One of the center’s key tools is data mining, which involves sifting through mountains of data in search of revealing correlations or patterns. Thuraisingham’s team has demonstrated that data mining is effective not only for identifying worms and viruses but also for uncovering cybercrime and security breaches.

 

The results of that work can then help the team develop cryptographic protocols for ensuring privacy when organizations share data. In addition, geospatial data mining has shown promise as a means to correlate occurrences of criminal and terrorist behavior and predict the timing, location and likelihood of similar behavior in the future.

 

And as with much government-funded research, she expects to find additional applications for her team’s research results in the private sector, where privacy and security concerns exist regarding the sharing of health care information, banking data and much more.

 

“In the area of data security, UT Dallas is now one of the best in the world, right alongside prestigious institutions such as Purdue University, which is our major collaborator,” Thuraisingham concluded. “Since we are a relatively small school, we can’t focus on all aspects of cyber security, and so our focus now is mainly on data security.

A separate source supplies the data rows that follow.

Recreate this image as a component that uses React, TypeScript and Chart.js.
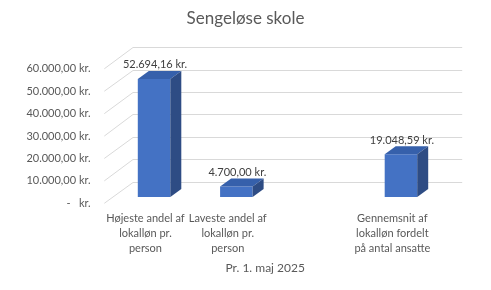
import React, { useEffect, useRef } from "react";
import { Chart, registerables } from "chart.js";

Chart.register(...registerables);

const chartTitle = "Sengeløse skole";
const xAxisTitle = "Pr. 1. maj 2025";
const categories: (string | string[])[] = [
  ["Højeste andel af", "lokalløn pr.", "person"],
  ["Laveste andel af", "lokalløn pr.", "person"],
  "",
  ["Gennemsnit af", "lokalløn fordelt", "på antal ansatte"],
];
const values: (number | null)[] = [52694.16, 4700.0, null, 19048.59];
const yTicks = [0, 10000, 20000, 30000, 40000, 50000, 60000];

const FONT = "Lato";
const TEXT = "#595959";
const LABEL = "#404040";
const FRONT_COLOR = "#4472C4";
const TOP_COLOR = "#3660AB";
const SIDE_COLOR = "#2E4C84";
const GRID = "#D9D9D9";

// 3D geometry offsets (pixels)
const DEPTH = { dx: 11, dy: -8 };
const BACK = { dx: 20.1, dy: -15.3 };
const FRONTP = { dx: -8.6, dy: 6.3 };

function fmtKr(v: number): string {
  if (v === 0) return "-   kr.";
  const [i, d] = v.toFixed(2).split(".");
  return i.replace(/\B(?=(\d{3})+(?!\d))/g, ".") + "," + d + " kr.";
}

const threeD = {
  id: "threeD",
  beforeDatasetsDraw(chart: any) {
    const { ctx, chartArea, scales } = chart;
    const y = scales.y;
    ctx.save();
    ctx.strokeStyle = GRID;
    ctx.lineWidth = 1;
    y.ticks.forEach((t: any) => {
      const py = y.getPixelForValue(t.value);
      const by = Math.round(py + BACK.dy) + 0.5;
      ctx.beginPath();
      ctx.moveTo(chartArea.left + FRONTP.dx, py + FRONTP.dy);
      ctx.lineTo(chartArea.left + BACK.dx, by);
      ctx.lineTo(chartArea.right + BACK.dx, by);
      ctx.stroke();
    });
    ctx.restore();
  },
  afterDatasetsDraw(chart: any) {
    const { ctx } = chart;
    const meta = chart.getDatasetMeta(0);
    ctx.save();
    meta.data.forEach((bar: any, i: number) => {
      const v = values[i];
      if (v == null) return;
      const { x, y, base, width } = bar.getProps(["x", "y", "base", "width"], true);
      const l = x - width / 2;
      const r = x + width / 2;
      ctx.fillStyle = TOP_COLOR;
      ctx.beginPath();
      ctx.moveTo(l, y);
      ctx.lineTo(r, y);
      ctx.lineTo(r + DEPTH.dx, y + DEPTH.dy);
      ctx.lineTo(l + DEPTH.dx, y + DEPTH.dy);
      ctx.closePath();
      ctx.fill();
      ctx.fillStyle = SIDE_COLOR;
      ctx.beginPath();
      ctx.moveTo(r, y);
      ctx.lineTo(r + DEPTH.dx, y + DEPTH.dy);
      ctx.lineTo(r + DEPTH.dx, base + DEPTH.dy);
      ctx.lineTo(r, base);
      ctx.closePath();
      ctx.fill();
      ctx.fillStyle = LABEL;
      ctx.font = `11px ${FONT}`;
      ctx.textAlign = "center";
      ctx.textBaseline = "middle";
      ctx.fillText(fmtKr(v), x + 1, y - 14);
    });
    ctx.restore();
  },
};

export default function App() {
  const ref = useRef<HTMLCanvasElement | null>(null);
  useEffect(() => {
    document.body.style.margin = "0";
    if (!ref.current) return;
    Chart.defaults.font.family = FONT;
    const chart = new Chart(ref.current, {
      type: "bar",
      data: {
        labels: categories,
        datasets: [
          {
            data: values,
            backgroundColor: FRONT_COLOR,
            borderWidth: 0,
            barPercentage: 0.395,
            categoryPercentage: 1,
          },
        ],
      },
      plugins: [threeD],
      options: {
        animation: false,
        responsive: false,
        layout: { padding: 0 },
        plugins: {
          legend: { display: false },
          tooltip: { enabled: false },
          title: {
            display: true,
            text: chartTitle,
            color: TEXT,
            font: { family: FONT, size: 17, weight: "normal" },
            padding: { top: 8, bottom: 34.1 },
          },
        },
        scales: {
          x: {
            grid: { display: false, drawTicks: false },
            border: { display: false },
            ticks: {
              color: TEXT,
              font: { family: FONT, size: 11, lineHeight: "15px" },
              padding: 13.5,
              labelOffset: -8.6,
              maxRotation: 0,
              autoSkip: false,
            },
            title: {
              display: true,
              text: xAxisTitle + "\u00a0\u00a0\u00a0\u00a0\u00a0\u00a0\u00a0\u00a0",
              color: TEXT,
              font: { family: FONT, size: 12 },
              padding: { top: 0, bottom: 14.8 },
            },
            afterFit: (s: any) => {
              s.height = 93;
            },
          },
          y: {
            min: 0,
            max: 60000,
            grid: { display: false, drawTicks: false },
            border: { display: false },
            ticks: {
              color: TEXT,
              font: { family: FONT, size: 11 },
              padding: 22.2,
              labelOffset: 6.3,
              callback: (v: any) => fmtKr(Number(v)),
            },
            afterBuildTicks: (s: any) => {
              s.ticks = yTicks.map((value) => ({ value }));
            },
            afterFit: (s: any) => {
              s.width = 112.9;
            },
          },
          yRight: {
            position: "right",
            display: true,
            min: 0,
            max: 60000,
            grid: { display: false, drawTicks: false },
            border: { display: false },
            ticks: { display: false },
            afterFit: (s: any) => {
              s.width = 48.9;
            },
          },
        },
      } as any,
    });
    return () => chart.destroy();
  }, []);
  return (
    <div style={{ width: 491, height: 290 }}>
      <canvas ref={ref} width={491} height={290} style={{ display: "block" }} />
    </div>
  );
}
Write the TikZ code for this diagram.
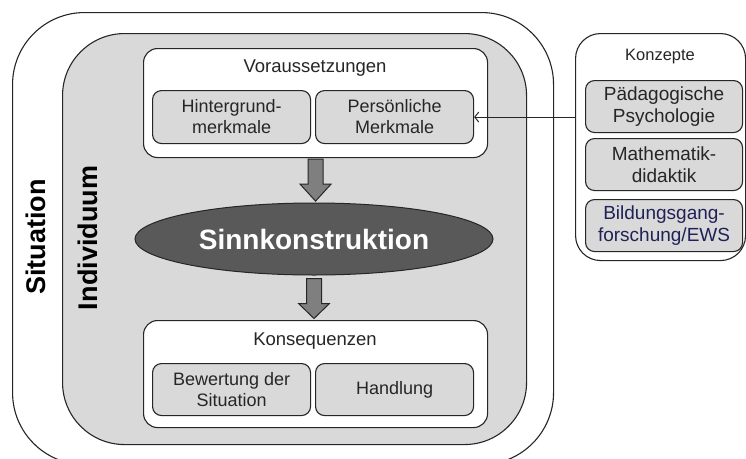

But as we continue to expand our programs and attract additional high quality faculty, we’ll expand to other areas such as network security and operating systems security.”

 

The UT Dallas center includes three other computer science faculty – Latifur Khan, Murat Kantarcioglu and Kevin Hamlen – plus nearly 20 graduate students. Funding sources include the U.S. Air Force Office of Scientific Research, the U.S. Department of Defense, the National Science Foundation, the National Geospatial-Intelligence Agency and Raytheon Corp. The center is part of the UT Dallas Cyber Security and Emergency Preparedness Institute.

 

About the Jonsson School

 

The Erik Jonsson School of Engineering and Computer Science is one of the fastest growing engineering schools in the United States. With more than 2,500 students and nearly 100 faculty members, the school awards degrees in electrical engineering, computer science, telecommunications engineering, computer engineering, software engineering and materials science. The school is in the midst of a $300 million public-private initiative that includes the recent completion of a 192,000-square-foot interdisciplinary research building. Areas of research at the school include analog and mixed-signal circuits and systems, bioengineering, human communication technology, information assurance and cyber security, nanoelectronics, and wireless communications engineering.